So, I'm not really a fan of "omnibus bills" because it becomes hard to isolate which part of the changes were responsible for which outcomes. Isolated variables and all that. Yet I do understand trying to avoid too many hardforks.
So in general I say YES, with the following caveats.
For 1, I'm fairly agnostic and don't have too strong reasons to say yes or no with confidence. I'd also be interested in a future change allowing an author to choose any % higher than the minimum should they desire -- for example, instead of declining rewards I could opt to give everything to curators. To avoid future hardforks, the implementation should be a witness parameter to define the minimum an author can use.
For 2, choosing a good constant will be important, and perhaps should be defined in terms of the general economy or be a witness parameter.

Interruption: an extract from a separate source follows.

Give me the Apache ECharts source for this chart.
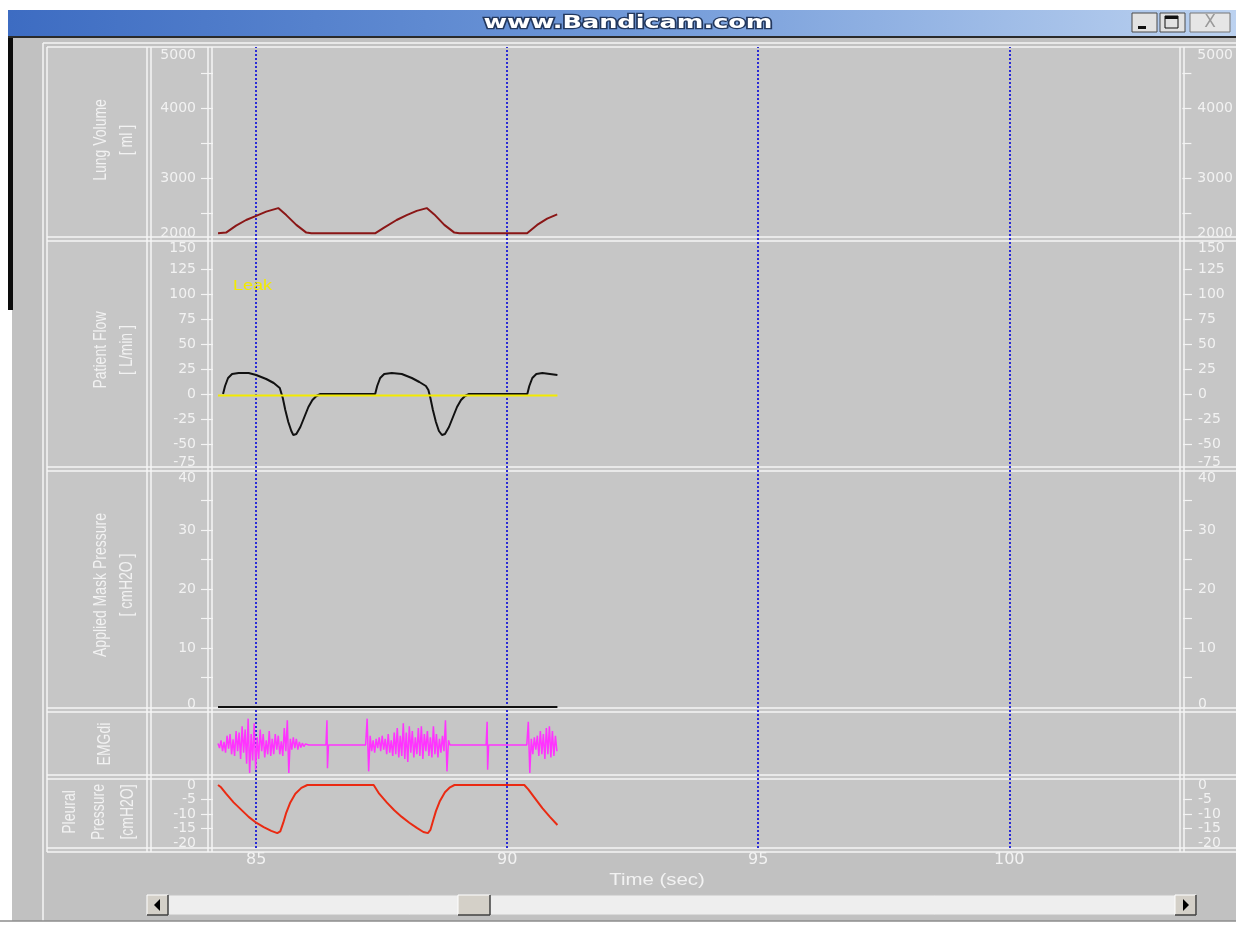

However, given a solid design here, I am in support for using a reward curve like this.
A long time ago I suggested using a relu / rectifier like soft plus on rewards. In machine learning, rectifiers are used to remove noise from a system by damping lower values, while leaving larger ones alone. The proposed change has a similar effect.
For 3, I have been a big supporter of a downvote pool for a long time. I would much prefer the availability % to be a witness parameter rather than fixed, however, as I don't agree that 25% is the right value (I believe it should be 100).
One fairly important part here however is separate delegation of upvote power and downvote power.
As an example, I may wish to delegate a portion of my upvote power to a curator looking to support Japanese authors, and delegate a portion of my downvote power to a collective that indiscriminately downvotes to counter bidbot upvotes. Like in this example, it doesn't make sense to restrict the two choices into the same entity.
In this case, there is more to combining the items than just reducing hardforks. They directly interact. For example, reducing the cost of downvotes makes it more likely those seeking to avoid downvotes will shift to harder-to-find micropayouts. Thus #3 is the primary motivation for #2. Likewise, the game theoretic balance between curation earnings and self-voting earnings depends on the relative risk of being downvoted, so the size of the downvote pool (#3) and the curation share (#1) are not independent variables.
IMO one can reasonably evaluate this entire proposal as a coherent package and either accept it or reject it without considering it as an onmibus package of otherwise-independent items (as we have been asked to do in the past).